Minimal AI demonstrates the classic YC messaging pattern: clear problem identification followed by an elegant solution framing. Their headline 'Scale E-commerce Customer Support Without Hiring' immediately frames the core buyer job while avoiding the trap of leading with technology. This works because it addresses the fundamental scaling tension every e-commerce company faces: support volume grows exponentially while hiring scales linearly.

However, their messaging reveals a common structural flaw in early-stage B2B messaging: the gap between promise and proof. While they nail the value proposition clarity with specific claims like 'Automate 90% of support tickets' and 'Train in minutes,' they fail to bridge the credibility gap that naturally follows such bold promises. The page includes detailed feature explanations and even shows training examples, but lacks the social proof architecture that would make these claims believable.
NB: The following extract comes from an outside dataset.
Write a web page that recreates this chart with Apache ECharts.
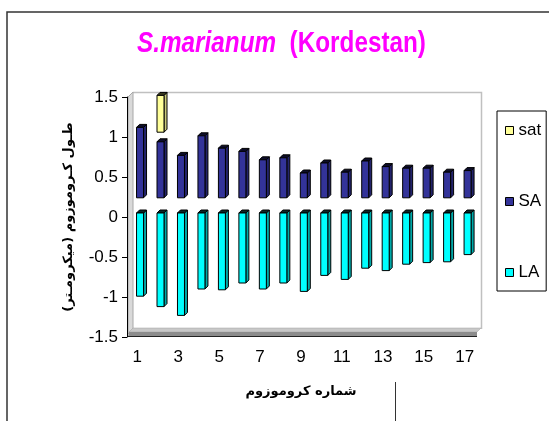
<!DOCTYPE html>
<html><head><meta charset="utf-8">
<script src="https://cdn.jsdelivr.net/npm/echarts@6/dist/echarts.min.js"></script>
<style>html,body{margin:0;padding:0;background:#fff}#c{width:549px;height:421px}</style>
</head><body><div id="c"></div>
<script>
// ---- data ----
const chromosomes = ['1','2','3','4','5','6','7','8','9','10','11','12','13','14','15','16','17'];
const laStart = 0.05;          // LA arm drawn from here downward
const LA = [-0.99,-1.12,-1.23,-0.90,-0.91,-0.825,-0.90,-0.825,-0.93,-0.73,-0.78,-0.64,-0.67,-0.59,-0.57,-0.56,-0.47];
const saStart = 0.24;          // SA arm drawn from here upward
const SA = [0.88,0.70,0.53,0.775,0.62,0.58,0.475,0.50,0.31,0.435,0.32,0.46,0.39,0.37,0.37,0.32,0.34];
const satGap = 0.12;
const SAT = [null,0.46,null,null,null,null,null,null,null,null,null,null,null,null,null,null,null];
const yTicks = {min:-1.5, max:1.5, step:0.5};
const titleItalic = 'S.marianum';
const titlePlain = '(Kordestan)';
const xName = 'شماره کروموزوم';
const yName = 'طـول کـروموزوم (میکرومـتر)';

const FONT = '"Liberation Sans", Arial, sans-serif';
const AR = '"DejaVu Sans", sans-serif';

function bar3D(face, side, cap){
  return function(params, api){
    const idx = api.value(0), lo = api.value(1), hi = api.value(2);
    const pLo = api.coord([idx, lo]), pHi = api.coord([idx, hi]);
    const w = 7, d = 3, x0 = pLo[0] - 0.7;
    const yT = pHi[1], yB = pLo[1];
    return {type:'group', children:[
      {type:'polygon', shape:{points:[[x0+w,yT],[x0+w+d,yT-d],[x0+w+d,yB-d],[x0+w,yB]]}, style:{fill:side, stroke:'#000', lineWidth:1}},
      {type:'polygon', shape:{points:[[x0,yT],[x0+d,yT-d],[x0+w+d,yT-d],[x0+w,yT]]}, style:{fill:cap, stroke:'#000', lineWidth:1}},
      {type:'rect', shape:{x:x0, y:yT, width:w, height:yB-yT}, style:{fill:face, stroke:'#000', lineWidth:1}}
    ]};
  };
}

const laData = LA.map((v,i)=>[i, v, laStart]);
const saData = SA.map((v,i)=>[i, saStart, saStart+v]);
const satData = SAT.map((v,i)=> v==null ? null : [i, saStart+SA[i]+satGap, saStart+SA[i]+satGap+v]).filter(d=>d);

const chart = echarts.init(document.getElementById('c'), null, {renderer:'canvas'});
chart.setOption({
  animation:false,
  backgroundColor:'#fff',
  legend:{
    orient:'vertical', left:497, top:111,
    data:['sat','SA','LA'],
    icon:'rect', itemWidth:8, itemHeight:8, itemGap:54, textGap:7,
    padding:[11,5,10,8],
    borderColor:'#000', borderWidth:1,
    itemStyle:{borderColor:'#000', borderWidth:1},
    textStyle:{fontFamily:FONT, fontSize:17, color:'#000'}
  },
  grid:{left:127, right:74, top:97, bottom:84},
  xAxis:{
    type:'category', data:chromosomes,
    axisLine:{show:false}, axisTick:{show:false},
    axisLabel:{interval:1, margin:12, fontFamily:FONT, fontSize:17, color:'#000'},
    name:xName, nameLocation:'middle', nameGap:55,
    nameTextStyle:{fontFamily:AR, fontWeight:'bold', fontSize:13, color:'#000', verticalAlign:'middle'}
  },
  yAxis:{
    type:'value', min:yTicks.min, max:yTicks.max, interval:yTicks.step,
    splitLine:{show:false},
    axisLine:{show:true, onZero:false, lineStyle:{color:'#000', width:1}},
    axisTick:{show:true, length:5, lineStyle:{color:'#000'}},
    axisLabel:{margin:9, fontFamily:FONT, fontSize:17, color:'#000'},
    name:yName, nameLocation:'middle', nameGap:58, nameRotate:90,
    nameTextStyle:{fontFamily:AR, fontWeight:'bold', fontSize:13, color:'#000', verticalAlign:'middle'}
  },
  graphic:[
    // title (horizontally condensed like the reference)
    {type:'text', x:137, y:44, scaleX:0.81, scaleY:1, z:10,
     style:{text:'{i|'+titleItalic+'}  {b|'+titlePlain+'}', verticalAlign:'middle',
       fill:'#FF00FF', fontSize:30, fontWeight:'bold', fontFamily:FONT,
       rich:{
         i:{fill:'#FF00FF', fontSize:30, fontWeight:'bold', fontStyle:'italic', fontFamily:FONT},
         b:{fill:'#FF00FF', fontSize:30, fontWeight:'bold', fontFamily:FONT}
       }}},
    // outer chart-area border
    {type:'polyline', z:0, shape:{points:[[7,421],[7,12],[549,12]]}, style:{stroke:'#333', lineWidth:1.5, fill:null}},
    {type:'line', z:0, shape:{x1:395.5,y1:382,x2:395.5,y2:421}, style:{stroke:'#333', lineWidth:1}},
    // back wall frame
    {type:'polyline', z:0, shape:{points:[[133,92.5],[481.5,92.5],[481.5,329]]}, style:{stroke:'#c0c0c0', lineWidth:1.5, fill:null}},
    // left wall
    {type:'polygon', z:0, shape:{points:[[128,97],[133,92],[133,329],[128,334]]}, style:{fill:'#d9d9d9', stroke:'#a8a8a8', lineWidth:1}},
    // floor
    {type:'polygon', z:0, shape:{points:[[133,328],[481,328],[477,332],[129,332]]}, style:{fill:'#c8c8c8', stroke:'#a0a0a0', lineWidth:0.5}},
    {type:'polygon', z:0, shape:{points:[[129,332],[477,332],[477,336.5],[128,336.5]]}, style:{fill:'#8c8c8c'}},
    {type:'line', z:0, shape:{x1:128,y1:336.5,x2:477,y2:336.5}, style:{stroke:'#222', lineWidth:1}}
  ],
  series:[
    {name:'sat', type:'custom', renderItem:bar3D('#FFFF99','#c9c97a','#3a3a20'),
     itemStyle:{color:'#FFFF99'}, encode:{x:0, y:[1,2]}, data:satData, z:3},
    {name:'SA', type:'custom', renderItem:bar3D('#333399','#23236b','#0d0d2a'),
     itemStyle:{color:'#333399'}, encode:{x:0, y:[1,2]}, data:saData, z:3},
    {name:'LA', type:'custom', renderItem:bar3D('#00FFFF','#00a8a8','#0b2626'),
     itemStyle:{color:'#00FFFF'}, encode:{x:0, y:[1,2]}, data:laData, z:3}
  ]
});
</script></body></html>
The structural lesson here is about messaging sequence. Minimal AI proves that a clear value prop can carry you to a decent conversion rate, but without corresponding proof points, you hit a ceiling. Their 69/100 score reflects exactly this: strong clarity metrics (78/100 for value prop) dragged down by weak credibility signals (56/100). They've optimized for understanding but not for belief.

The fix isn't better copy; it's better proof architecture. Add customer logos after the headline. Pull case study metrics onto the main page. Show the AI in action with real examples. When you make big promises, you need big proof to match.

Key Takeaways

Top Strength
Their value proposition clarity hits 78/100 because they nail the buyer's core tension: scaling support without scaling headcount. The headline 'Scale E-commerce Customer Support Without Hiring' addresses the exact job e-commerce teams need done, while supporting copy like 'Automate 90% of support tickets' and 'Train in minutes' provides concrete, measurable outcomes that buyers can evaluate.
Biggest Opportunity
Credibility and social proof scores just 56/100 because they're asking buyers to believe aggressive automation claims without sufficient evidence. No customer logos, minimal testimonials, and buried case studies create a trust gap that kills conversion for skeptical buyers. Adding a prominent logo bar and pulling specific customer metrics onto the homepage would immediately bridge this credibility deficit.
One Thing to Fix Today
Add a customer logo bar immediately after the first CTA with 8-12 recognizable e-commerce brand names. Include a quantified trust signal like '500+ e-commerce brands automate with Minimal' to anchor credibility through scale. This single addition would address the weakest scoring dimension and provide immediate social proof for the bold automation promises.